SET EXERCISE — Take the lines from the head of the listing through the one bearing "(643,9) -- (643,1655);" and copy them exactly, leaving every picture out.
● ● ● ● ●
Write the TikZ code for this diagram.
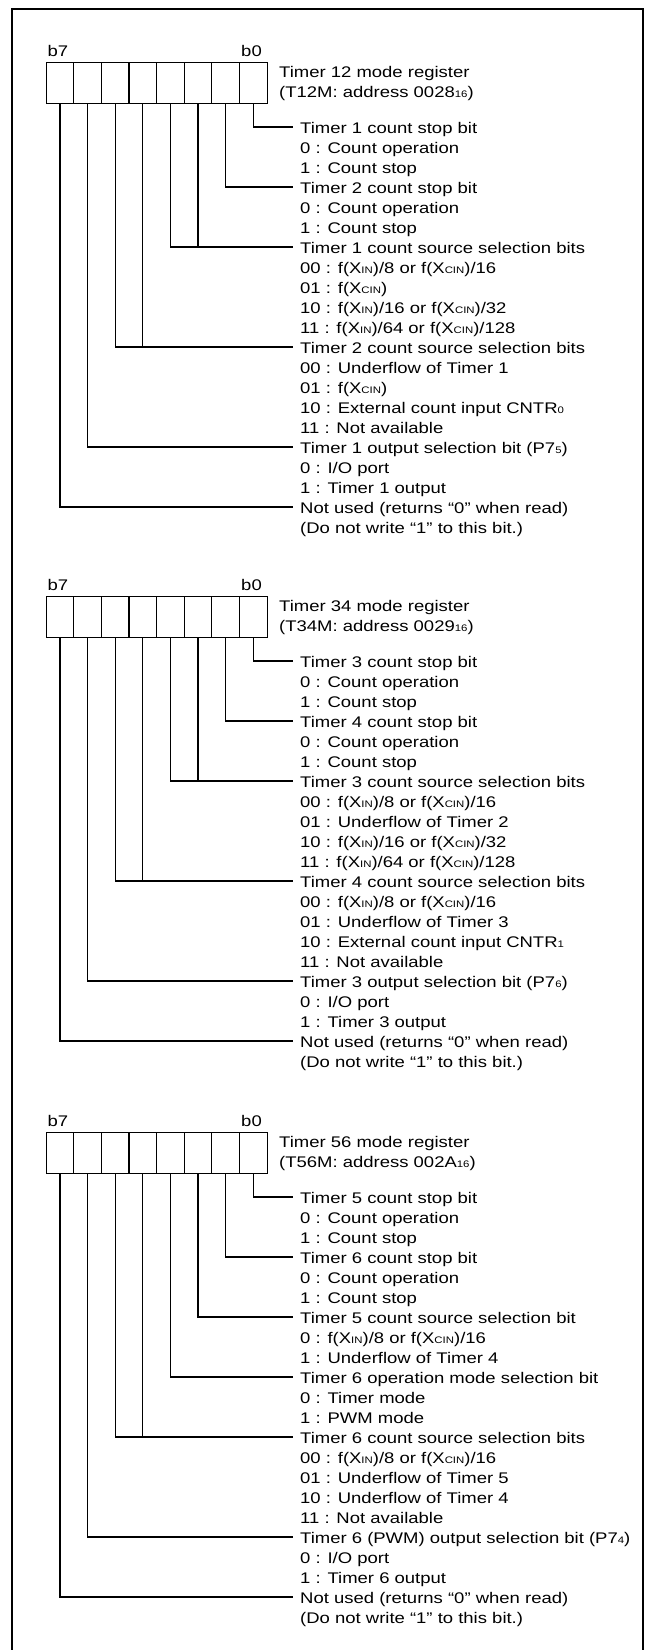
\documentclass[tikz,border=0pt]{standalone}
\usepackage{fontspec}
\setmainfont{Liberation Sans}[FakeStretch=1.2]
\newcommand\smallsub[1]{{\fontsize{9.5}{10}\selectfont #1}}
\newcommand\xin{X\smallsub{IN}}
\newcommand\xcin{X\smallsub{CIN}}
\newcommand\regframe[4]{%
  \foreach \i in {0,...,7} \node[cellbox] (#1c\i) at ({45.5+27.625*\i},#2) {};
  \node[txt] (#1b7) at (47.5,{#2-6}) {b7};
  \node[txt,anchor=base east] (#1b0) at (262,{#2-6}) {b0};
  \node[txt] (#1ta) at (279,{#2+15.5}) {#3};
  \node[txt] (#1tb) at (279,{#2+35.5}) {#4};
}
\newcommand\reglines[3]{%
  \foreach \t [count=\k from 0] in {#3} {
    \node[txt] (#1t\k) at (300,{#2+71.5+20*\k}) {\t};
    \coordinate (#1e\k) at (293,{#2+65+20*\k});
  }
}
\begin{document}
\begin{tikzpicture}[x=1pt,y=-1pt,
  txt/.style={anchor=base west,inner sep=0pt,font=\fontsize{15.4}{20}\selectfont},
  cellbox/.style={draw,line width=1.2pt,minimum width=27.625pt,minimum height=41pt,inner sep=0pt,anchor=north west},
  lead/.style={line width=1.2pt},
  frameline/.style={line width=2.5pt}]
\useasboundingbox (0,0) rectangle (647,1650);
\draw[frameline] (12,1655) -- (12,9) -- (643,9) -- (643,1655);

% ---------- Section 1 ----------
\regframe{s1}{62}{Timer 12 mode register}{(T12M: address 0028\smallsub{16})}
\reglines{s1}{62}{{Timer 1 count stop bit},{0 : Count operation},{1 : Count stop},
{Timer 2 count stop bit},{0 : Count operation},{1 : Count stop},
{Timer 1 count source selection bits},{00 : f(\xin)/8 or f(\xcin)/16},{01 : f(\xcin)},
{10 : f(\xin)/16 or f(\xcin)/32},{11 : f(\xin)/64 or f(\xcin)/128},
{Timer 2 count source selection bits},{00 : Underflow of Timer 1},{01 : f(\xcin)},
{10 : External count input CNTR\smallsub{0}},{11 : Not available},
{Timer 1 output selection bit (P7\smallsub{5})},{0 : I/O port},{1 : Timer 1 output},
{Not used (returns “0” when read)},{(Do not write “1” to this bit.)}}
\draw[lead] (s1c7.south) |- (s1e0);
\draw[lead] (s1c6.south) |- (s1e3);
\draw[lead] (s1c5.south) |- (s1e6);
\draw[lead] (s1c4.south) |- (s1e6);
\draw[lead] (s1c3.south) |- (s1e11);
\draw[lead] (s1c2.south) |- (s1e11);
\draw[lead] (s1c1.south) |- (s1e16);
\draw[lead] (s1c0.south) |- (s1e19);

% ---------- Section 2 ----------
\regframe{s2}{596}{Timer 34 mode register}{(T34M: address 0029\smallsub{16})}
\reglines{s2}{596}{{Timer 3 count stop bit},{0 : Count operation},{1 : Count stop},
{Timer 4 count stop bit},{0 : Count operation},{1 : Count stop},
{Timer 3 count source selection bits},{00 : f(\xin)/8 or f(\xcin)/16},{01 : Underflow of Timer 2},
{10 : f(\xin)/16 or f(\xcin)/32},{11 : f(\xin)/64 or f(\xcin)/128},
{Timer 4 count source selection bits},{00 : f(\xin)/8 or f(\xcin)/16},{01 : Underflow of Timer 3},
{10 : External count input CNTR\smallsub{1}},{11 : Not available},
{Timer 3 output selection bit (P7\smallsub{6})},{0 : I/O port},{1 : Timer 3 output},
{Not used (returns “0” when read)},{(Do not write “1” to this bit.)}}
\draw[lead] (s2c7.south) |- (s2e0);
\draw[lead] (s2c6.south) |- (s2e3);
\draw[lead] (s2c5.south) |- (s2e6);
\draw[lead] (s2c4.south) |- (s2e6);
\draw[lead] (s2c3.south) |- (s2e11);
\draw[lead] (s2c2.south) |- (s2e11);
\draw[lead] (s2c1.south) |- (s2e16);
\draw[lead] (s2c0.south) |- (s2e19);

% ---------- Section 3 ----------
\regframe{s3}{1132}{Timer 56 mode register}{(T56M: address 002A\smallsub{16})}
\reglines{s3}{1132}{{Timer 5 count stop bit},{0 : Count operation},{1 : Count stop},
{Timer 6 count stop bit},{0 : Count operation},{1 : Count stop},
{Timer 5 count source selection bit},{0 : f(\xin)/8 or f(\xcin)/16},{1 : Underflow of Timer 4},
{Timer 6 operation mode selection bit},{0 : Timer mode},{1 : PWM mode},
{Timer 6 count source selection bits},{00 : f(\xin)/8 or f(\xcin)/16},{01 : Underflow of Timer 5},
{10 : Underflow of Timer 4},{11 : Not available},
{Timer 6 (PWM) output selection bit (P7\smallsub{4})},{0 : I/O port},{1 : Timer 6 output},
{Not used (returns “0” when read)},{(Do not write “1” to this bit.)}}
\draw[lead] (s3c7.south) |- (s3e0);
\draw[lead] (s3c6.south) |- (s3e3);
\draw[lead] (s3c5.south) |- (s3e6);
\draw[lead] (s3c4.south) |- (s3e9);
\draw[lead] (s3c3.south) |- (s3e12);
\draw[lead] (s3c2.south) |- (s3e12);
\draw[lead] (s3c1.south) |- (s3e17);
\draw[lead] (s3c0.south) |- (s3e20);
\end{tikzpicture}
\end{document}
● ● ● ● ●
SOLUTION BELOW —
Write the TikZ code for this diagram.
\documentclass[tikz,border=0pt]{standalone}
\usepackage{fontspec}
\setmainfont{Liberation Sans}[FakeStretch=1.2]
\newcommand\smallsub[1]{{\fontsize{9.5}{10}\selectfont #1}}
\newcommand\xin{X\smallsub{IN}}
\newcommand\xcin{X\smallsub{CIN}}
\newcommand\regframe[4]{%
  \foreach \i in {0,...,7} \node[cellbox] (#1c\i) at ({45.5+27.625*\i},#2) {};
  \node[txt] (#1b7) at (47.5,{#2-6}) {b7};
  \node[txt,anchor=base east] (#1b0) at (262,{#2-6}) {b0};
  \node[txt] (#1ta) at (279,{#2+15.5}) {#3};
  \node[txt] (#1tb) at (279,{#2+35.5}) {#4};
}
\newcommand\reglines[3]{%
  \foreach \t [count=\k from 0] in {#3} {
    \node[txt] (#1t\k) at (300,{#2+71.5+20*\k}) {\t};
    \coordinate (#1e\k) at (293,{#2+65+20*\k});
  }
}
\begin{document}
\begin{tikzpicture}[x=1pt,y=-1pt,
  txt/.style={anchor=base west,inner sep=0pt,font=\fontsize{15.4}{20}\selectfont},
  cellbox/.style={draw,line width=1.2pt,minimum width=27.625pt,minimum height=41pt,inner sep=0pt,anchor=north west},
  lead/.style={line width=1.2pt},
  frameline/.style={line width=2.5pt}]
\useasboundingbox (0,0) rectangle (647,1650);
\draw[frameline] (12,1655) -- (12,9) -- (643,9) -- (643,1655);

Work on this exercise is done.